From Longtown head for Llanveynoe and start from the picnic site and car park map ref. 288328 on OS Explorer Map OL13 – thankfully these are situated part way up the slope and gives one a head start. Climb up the steep slope and enjoy a fairly level but thrillingly precipitous (which kept our children interested) clamber from there on with views to the West down into the Olchon Valley (location of Owen Sheers’ novel, Resistance) and up to the next ridge, Hatterrall Hill, The Black and Red Darren with Offa’s Dyke running along the top. To the East the Herefordshire plain stretches away. There are lovely great stone slabs to picnic and sit on along the way and, on sunny days, watch the heat haze rise over the descending slopes.

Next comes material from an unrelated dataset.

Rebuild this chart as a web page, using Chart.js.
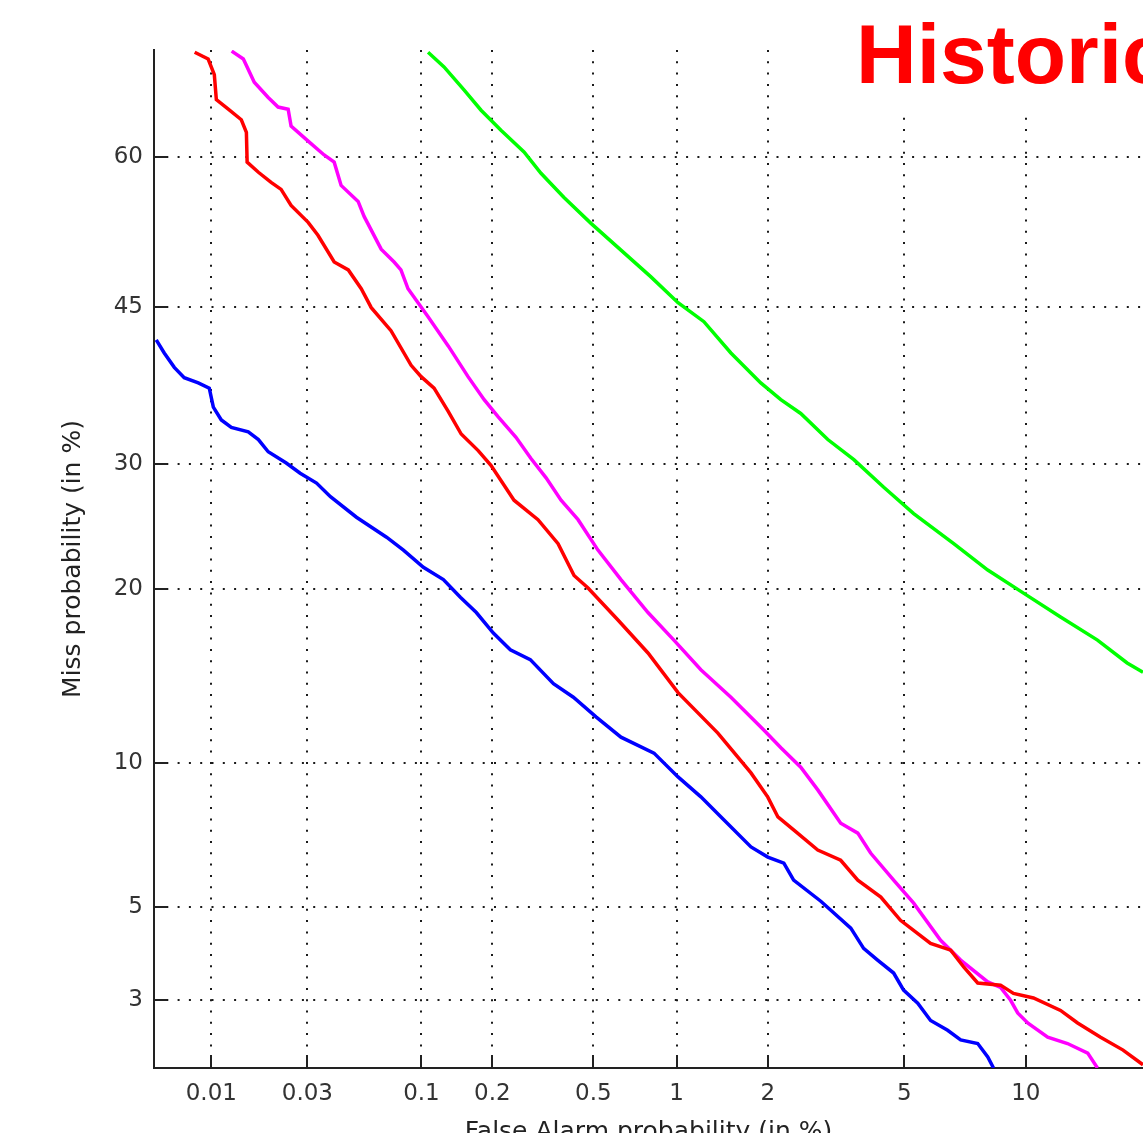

You can walk on across to the trig point on The Black Hill ( The Black Hill of Bruce Chatwin’s “On The Black Hill) and even on to Hay Bluff and circle around to next ridge or cut down the side of the cat and return to the car park using a sheep track that closely follows the spring line, replenishing drinks on the way as we did yesterday.
Birds that you are likely to spot – Meadow pippits, Raven’s, Crows, Buzzards and Skylarks. Should you want further refreshment, Craswall offers the Bulls Head, a traditional black and white pub with flagstone floors and a decent menu. Open Thursday-Sunday.